- _Short exercise_
Find each line holding the word "chart" and give the total alone.

— begin Dataset records —

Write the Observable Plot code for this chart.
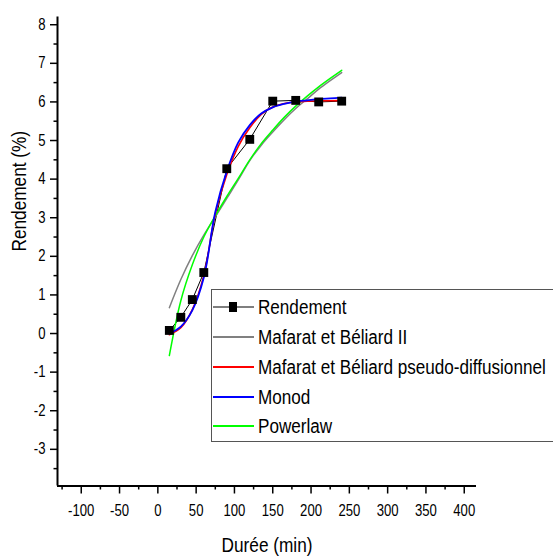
<!DOCTYPE html>
<html><head><meta charset="utf-8">
<script src="https://cdn.jsdelivr.net/npm/d3@7"></script>
<script src="https://cdn.jsdelivr.net/npm/@observablehq/plot@0.6"></script>
<style>
body{margin:0;background:#fff;}
#wrap{position:relative;width:553px;height:557px;overflow:hidden;font-family:"Liberation Sans",Arial,sans-serif;}
#legend{position:absolute;left:211px;top:289px;width:380px;height:153px;border:1.5px solid #555;background:#fff;box-sizing:border-box;}
.row{position:absolute;left:1px;height:24px;display:flex;align-items:center;font-size:20px;color:#000;white-space:nowrap;}
.row svg{margin-right:4px;flex:none;}
.row span{display:inline-block;transform:scaleX(0.855);transform-origin:0 50%;}
</style>
</head><body>
<div id="wrap"><div id="chart"></div><div id="legend"></div></div>
<script>
// Data: experimental yield
const timeMin = [15, 30, 45, 60, 90, 120, 150, 180, 210, 240];
const rendement = [0.08, 0.42, 0.88, 1.58, 4.27, 5.03, 6.02, 6.04, 6.0, 6.02];

// Fitted model curves
const curveX = [15, 30, 45, 60, 75, 90, 105, 120, 135, 150, 165, 180, 195, 210, 225, 240];
const mafaratII = [0.67, 1.4, 2.02, 2.55, 3.02, 3.5, 3.98, 4.48, 4.88, 5.22, 5.54, 5.83, 6.08, 6.33, 6.55, 6.76];
const mafaratPD = [-0.03, 0.15, 0.62, 1.5, 3.1, 4.12, 4.85, 5.33, 5.68, 5.87, 5.96, 6.0, 6.02, 6.03, 6.03, 6.04];
const monod = [0.0, 0.18, 0.6, 1.45, 3.15, 4.2, 4.95, 5.4, 5.7, 5.86, 5.95, 6.01, 6.04, 6.07, 6.09, 6.11];
const powerlaw = [-0.57, 0.85, 1.78, 2.5, 3.05, 3.55, 4.02, 4.5, 4.92, 5.27, 5.6, 5.89, 6.15, 6.39, 6.61, 6.82];

// Legend
const legendLabels = ["Rendement", "Mafarat et Béliard II", "Mafarat et Béliard pseudo-diffusionnel", "Monod", "Powerlaw"];
const legendColors = ["#000000", "#808080", "#ff0000", "#0000ff", "#00ff00"];

// Axes
const xDomain = [-131, 416];
const yDomain = [-3.95, 8.2];
const xMajor = [-100, -50, 0, 50, 100, 150, 200, 250, 300, 350, 400];
const xMinor = [-125, -75, -25, 25, 75, 125, 175, 225, 275, 325, 375];
const yMajor = [-3, -2, -1, 0, 1, 2, 3, 4, 5, 6, 7, 8];
const yMinor = [-3.5, -2.5, -1.5, -0.5, 0.5, 1.5, 2.5, 3.5, 4.5, 5.5, 6.5, 7.5];
const xTitle = "Durée (min)";
const yTitle = "Rendement (%)";

const pts = timeMin.map((t, i) => ({t, v: rendement[i]}));
const curves = [
  {name: legendLabels[1], vals: mafaratII, color: legendColors[1], w: 1.5},
  {name: legendLabels[4], vals: powerlaw, color: legendColors[4], w: 1.5},
  {name: legendLabels[2], vals: mafaratPD, color: legendColors[2], w: 1.6},
  {name: legendLabels[3], vals: monod, color: legendColors[3], w: 1.8}
];
const curveMarks = curves.map(c => Plot.line(curveX.map((x, i) => ({x, y: c.vals[i]})), {
  x: "x", y: "y", stroke: c.color, strokeWidth: c.w, curve: "catmull-rom"
}));

const font = '"Liberation Sans",Arial,sans-serif';
const fmt = d => String(d);
const chart = Plot.plot({
  width: 553, height: 557,
  marginLeft: 57, marginRight: 77, marginTop: 16.5, marginBottom: 71.5,
  x: {domain: xDomain},
  y: {domain: yDomain},
  style: {fontFamily: font, fontSize: "16px", color: "#000", background: "transparent"},
  marks: [
    Plot.axisX(xMinor, {tickSize: 4, tickFormat: () => "", label: null, strokeWidth: 1.5}),
    Plot.axisX(xMajor, {tickSize: 8, tickPadding: 11, tickFormat: fmt, label: null, strokeWidth: 1.5, fontSize: 16}),
    Plot.axisY(yMinor, {tickSize: 3.5, tickFormat: () => "", label: null, strokeWidth: 1.5}),
    Plot.axisY(yMajor, {tickSize: 7, tickPadding: 5, tickFormat: fmt, label: null, strokeWidth: 1.5, fontSize: 16}),
    Plot.ruleY([yDomain[0]], {stroke: "#000", strokeWidth: 2}),
    Plot.ruleX([xDomain[0]], {stroke: "#000", strokeWidth: 2}),
    Plot.text([xTitle], {frameAnchor: "bottom", dy: 59.5, fontSize: 21, lineAnchor: "middle", text: d => d}),
    Plot.text([yTitle], {frameAnchor: "left", dx: -38.5, rotate: -90, fontSize: 21, lineAnchor: "middle", text: d => d}),
    Plot.line(pts, {x: "t", y: "v", stroke: "#000", strokeWidth: 1}),
    ...curveMarks,
    Plot.dot(pts, {x: "t", y: "v", symbol: "square", r: 5, fill: "#000", stroke: "none"})
  ]
});
document.getElementById("chart").appendChild(chart);

// Condense the SVG texts (Arial Narrow look)
chart.querySelectorAll("text").forEach(t => {
  const L = t.getComputedTextLength();
  if (L > 0) {
    t.setAttribute("textLength", (L * 0.82).toFixed(2));
    t.setAttribute("lengthAdjust", "spacingAndGlyphs");
  }
});

// Legend
const leg = document.getElementById("legend");
const rowTops = [5, 35, 65, 95, 124];
legendLabels.forEach((lab, i) => {
  const row = document.createElement("div");
  row.className = "row";
  row.style.top = rowTops[i] + "px";
  const marker = i === 0 ? '<rect x="16" y="7" width="8" height="10" fill="#000"/>' : "";
  row.innerHTML = `<svg width="41" height="24"><line x1="0" x2="41" y1="12" y2="12" stroke="${legendColors[i]}" stroke-width="${i === 0 ? 1.2 : 2}"/>${marker}</svg><span>${lab}</span>`;
  leg.appendChild(row);
});
</script>
</body></html>
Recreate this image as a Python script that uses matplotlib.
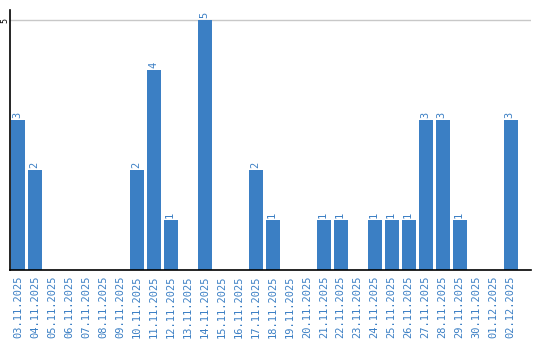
import matplotlib
matplotlib.use("Agg")
import matplotlib.pyplot as plt

dates = ["03.11.2025", "04.11.2025", "05.11.2025", "06.11.2025", "07.11.2025",
         "08.11.2025", "09.11.2025", "10.11.2025", "11.11.2025", "12.11.2025",
         "13.11.2025", "14.11.2025", "15.11.2025", "16.11.2025", "17.11.2025",
         "18.11.2025", "19.11.2025", "20.11.2025", "21.11.2025", "22.11.2025",
         "23.11.2025", "24.11.2025", "25.11.2025", "26.11.2025", "27.11.2025",
         "28.11.2025", "29.11.2025", "30.11.2025", "01.12.2025", "02.12.2025"]
counts = [3, 2, 0, 0, 0, 0, 0, 2, 4, 1,
          0, 5, 0, 0, 2, 1, 0, 0, 1, 1,
          0, 1, 1, 1, 3, 3, 1, 0, 0, 3]

blue = "#3b7fc4"

fig = plt.figure(figsize=(5.4, 3.4), dpi=100)
ax = fig.add_axes([10 / 540, 70 / 340, 521 / 540, 260 / 340])

x = list(range(len(dates)))
ax.bar(x, counts, width=0.82, color=blue, zorder=2)
for xi, c in zip(x, counts):
    if c > 0:
        ax.text(xi - 0.05, c + 0.04, str(c), rotation=90, ha="center", va="bottom",
                color=blue, fontsize=7.5, family="DejaVu Sans Mono")

ax.set_xlim(-0.47, 30.2)
ax.set_ylim(0, 5.2)
ax.set_yticks([5])
ax.set_yticklabels(["5"], rotation=90, va="center", fontsize=6,
                   family="DejaVu Sans Mono")
ax.tick_params(axis="y", length=0, pad=0.5)
ax.grid(axis="y", color="#c8c8c8", linewidth=1, zorder=0)

ax.set_xticks(x)
ax.set_xticklabels(dates, rotation=90, color=blue, fontsize=7.5,
                   family="DejaVu Sans Mono")
ax.tick_params(axis="x", length=0, pad=4)

ax.spines["top"].set_visible(False)
ax.spines["right"].set_visible(False)
ax.spines["left"].set_linewidth(1.2)
ax.spines["bottom"].set_linewidth(1.2)

fig.savefig("out.png", dpi=100)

— end Dataset records —

- _Exercise response_
5